For some small business owners, their major challenge might not be access to capital, or lack of skilled workers but who to target with their products or services. One minute it feels like you should go premium after all the profit margins are higher there; and the next minute mass- market seems more appealing as your products will be more affordable.
This mental deliberation can cause you to waste valuable time and resources chasing the wrong people with your products or services. The same way you cannot be all things to people, your product or service cannot meet the needs of everybody. There are certainly some people (niche) who will benefit from your products and they are the ones you should be focusing on.
Here is how to know which customer you should focus on:
Define your ideal client: Begin by identifying specific attributes of your desired customer.Go into as much depth as you can, nothing is irrelevant. To start:
• Do you want to sell to men, women, or both?
• Is your desired customer young, middle aged or old?
• What part of the city do they live in? This is very important especially as price often varies with location.
• How much does he or she earn? Their income bracket will give you a clue to their purchasing power and disposable income.
• What are they interested in? Do they like sports, fashion, or arts? This will tell you other things that will be competing for their attention and money. Answering these questions will help you begin the process of creating the profile for your ideal client.
Describe your ideal work life: When you are finished describing your ideal client, the next step is to describe your work. What are you best at doing and what does it entail? For instance if you are an interior decorator your work may range from space design, sourcing furnishings and accessories to actual space decoration. This means that you are not responsible for plumbing repairs or electrical works. While you may have contacts in that area amongst your network, you will not be bidding for a plumbing job or an electrical job. The act of describing what your specialty is will help you eliminate from your prospect list, work that is not core to your area thereby giving you time to focus on your area of expertise.
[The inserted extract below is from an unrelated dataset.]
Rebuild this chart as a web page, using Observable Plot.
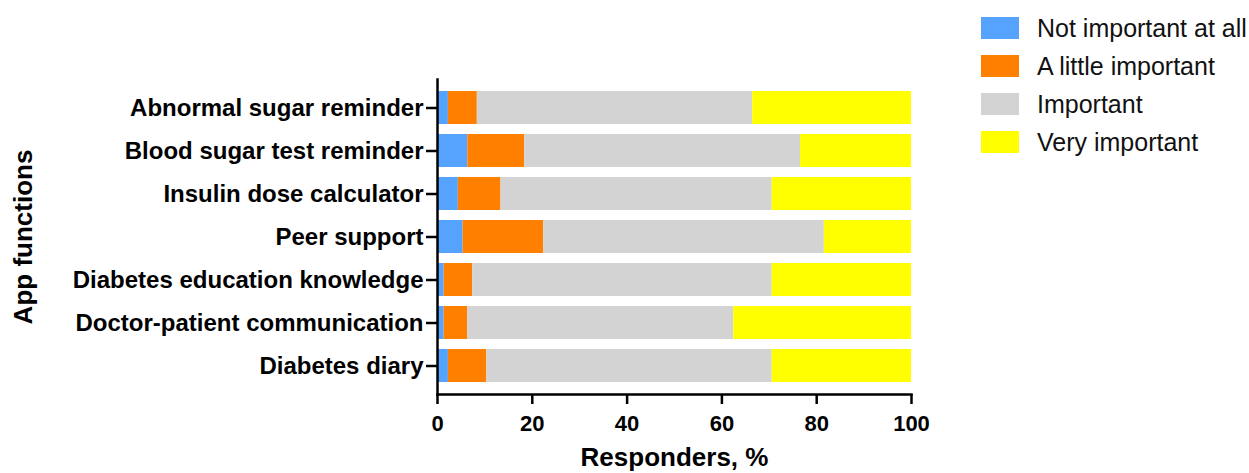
<!DOCTYPE html>
<html>
<head>
<meta charset="utf-8">
<script src="https://cdn.jsdelivr.net/npm/d3@7"></script>
<script src="https://cdn.jsdelivr.net/npm/@observablehq/plot@0.6"></script>
<style>
  html, body { margin: 0; padding: 0; background: #fff; }
  #wrap { position: relative; width: 1249px; height: 473px; font-family: "Liberation Sans", Arial, sans-serif; }
  #legend { position: absolute; left: 981px; top: 17px; }
  .item { display: flex; align-items: center; height: 22px; margin-bottom: 16px; font-size: 25px; color: #111; white-space: nowrap; }
  .sw { width: 38px; height: 22px; margin-right: 18px; flex: none; }
</style>
</head>
<body>
<div id="wrap"><div id="legend"></div></div>
<script>
const functions = ["Abnormal sugar reminder", "Blood sugar test reminder", "Insulin dose calculator", "Peer support", "Diabetes education knowledge", "Doctor-patient communication", "Diabetes diary"];
const levels = ["Not important at all", "A little important", "Important", "Very important"];
const colors = ["#55A2FF", "#FF7F00", "#D3D3D3", "#FFFF00"];
const notImportant = [2.3, 6.4, 4.4, 5.4, 1.4, 1.4, 2.3];
const littleImportant = [6.1, 12.0, 9.0, 17.0, 6.0, 5.0, 8.1];
const important = [58.1, 58.2, 57.2, 59.2, 63.2, 56.1, 60.2];
const veryImportant = [33.5, 23.4, 29.4, 18.4, 29.4, 37.5, 29.4];
const xTicks = [0, 20, 40, 60, 80, 100];

const series = [notImportant, littleImportant, important, veryImportant];
const data = [];
functions.forEach((f, i) => {
  levels.forEach((lv, j) => data.push({fn: f, level: lv, value: series[j][i]}));
});

const font = "'Liberation Sans', Arial, sans-serif";
const chart = Plot.plot({
  width: 1249, height: 473,
  marginLeft: 437, marginRight: 338, marginTop: 79, marginBottom: 79,
  style: {fontFamily: font, background: "transparent", color: "#000"},
  x: {domain: [0, 100]},
  y: {domain: functions, paddingInner: 0.236, paddingOuter: 0.278},
  color: {domain: levels, range: colors},
  marks: [
    Plot.barX(data, Plot.stackX({x: "value", y: "fn", fill: "level"})),
    Plot.frame({anchor: "left", stroke: "#000", strokeWidth: 2.5}),
    Plot.frame({anchor: "bottom", stroke: "#000", strokeWidth: 2.5}),
    Plot.axisX({ticks: xTicks, tickSize: 10, tickPadding: 11, strokeWidth: 2.5, fontSize: 22, fontWeight: "bold",
      label: "Responders, %", labelAnchor: "center", labelOffset: 71, labelArrow: "none"}),
    Plot.axisY({tickSize: 11, tickPadding: 3, strokeWidth: 2.5, fontSize: 24, fontWeight: "bold",
      label: "App functions", labelAnchor: "center", labelOffset: 424, labelArrow: "none"})
  ]
});
document.getElementById("wrap").appendChild(chart);
const sel = d3.select(chart);
sel.selectAll("g[aria-label='x-axis label'], g[aria-label='y-axis label'], g[aria-label='x-axis label'] text, g[aria-label='y-axis label'] text").attr("font-size", 26).attr("font-weight", "bold");

const legend = document.getElementById("legend");
levels.forEach((lv, j) => {
  const it = document.createElement("div");
  it.className = "item";
  it.innerHTML = `<div class="sw" style="background:${colors[j]}"></div><span>${lv}</span>`;
  legend.appendChild(it);
});
</script>
</body>
</html>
What qualities should your ideal customer possess? While this is not a guarantee of a happy relationship between you and your client, it goes a long way in alerting you to the possibility of a difficult relationship you just might encounter. Do you want to work with people who are extroverted, fun loving or just straight-to-the- point type? Do you want them to possess some level of knowledge about your products or service, or do you prefer a novice so you can nurture them into your business? Different personalities come with different demands. If you were to choose (which you would not always be able to do in reality) what personality would you like to work with?
What is important to your customer? Closely related to the point above is the fact that people attach value to different things. The tendency for small business owners is to expect our customers to value the same things we value. For instance, if you make and sell moi- moi, does it really matter to your customer if it comes in foil or plastic? What will your customer see as value; the taste of the moi – moi or the amount of egg and meat inside? For some customers it can be your speed of delivery, your professionalism or plain old good customer service. Ensure you are solving the most pressing problem for your customer with your product or service.
As a small business owner with limited resources, you cannot afford to spend money shooting in the dark. You want your efforts to be concise and accurate giving you the desired results. Knowing who your customers are gives you the necessary power.
Finding the perfect client for your business is not an unachievable feat. Once you create a system for identifying them, you can have more meaningful business relationships.